Missouri Files First Spam Suits

  |  October 10, 2003   |  Comments

The state attorney general files the first two suits under Missouri's six-week-old anti-spam law.

Missouri's attorney general announced on Thursday the first lawsuits under that state's new anti-spam law.

The suits, filed in St. Louis City Circuit Court, stem from the anti-spam law Missouri enacted in late August. The law requires that commercial senders carry an "adv:" label and comply immediately with unsubscribe requests. It defines spam as any commercial email from a person or business that does not have a pre-existing business relationship with the recipient. Violators are subject to prosecution by the state and civil penalties of $5,000 per email, up to $25,000 per day.

Jay Nixon, Missouri's attorney general, accuses two Florida-based emailers with violating these provisions. In the first case, the attorney general says Palm Beach resident Phillip Nixon emailed five unsolicited offers for architectural plans to the state's anti-spam email address, nospam@moago.org. The suit claims the messages were not labeled and did not stop when requested.

The second suit was filed against a Boca Raton company called Fundetective.com. The action alleges the company sent out a number of unsolicited messages advertising short-term loans and personal information gathering services. Again, the attorney general's office said the emails were not labeled as required under the law.

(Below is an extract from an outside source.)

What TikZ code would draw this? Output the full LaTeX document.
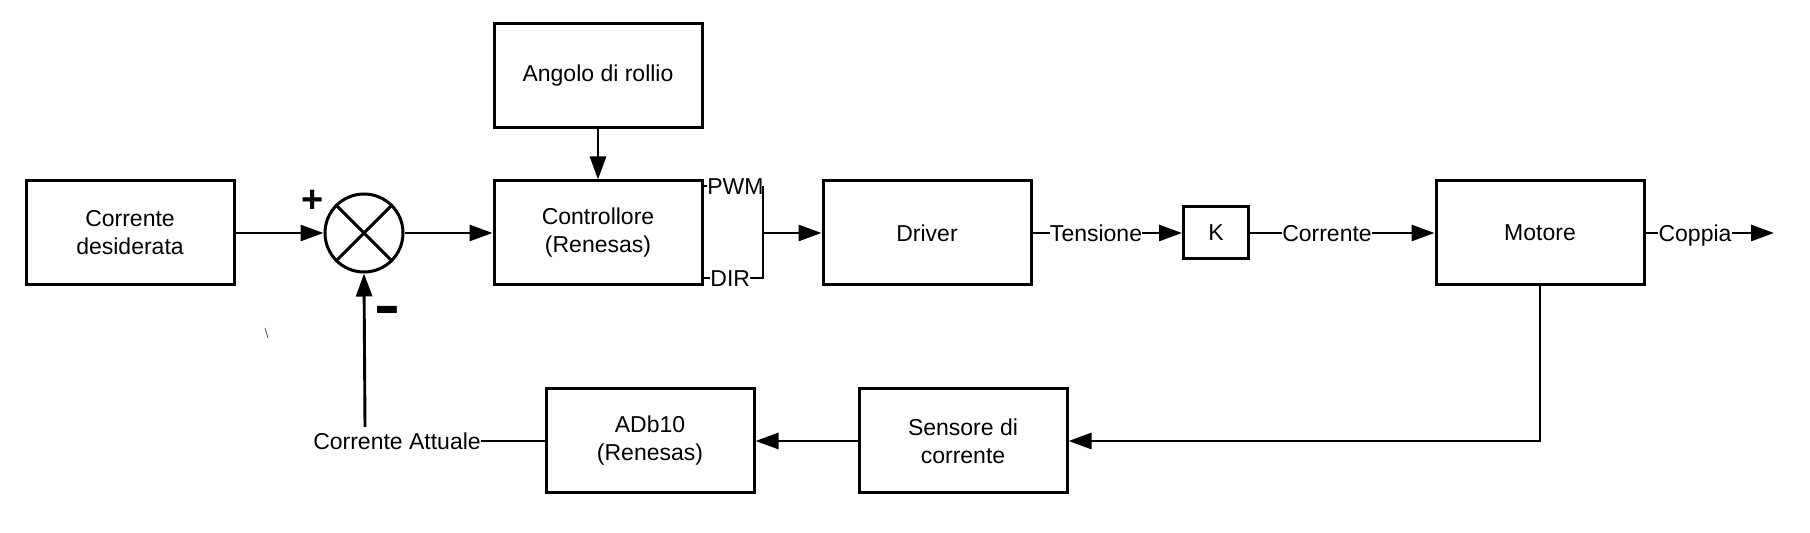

Both suits seek the maximum $5,000 penalty per violation, in addition to injunctions against further unsolicited commercial email that violates Missouri law.

Missouri is one of 35 states to enact anti-spam measures. Earlier this month, California enacted a tough anti-spam law that requires email providers and advertisers to receive "direct consent" from consumers they email. Many commercial emailers complain the hodgepodge of state laws make full compliance nearly impossible. The industry's trade groups want proposed federal anti-spam legislation to supercede state laws and create a universal standard.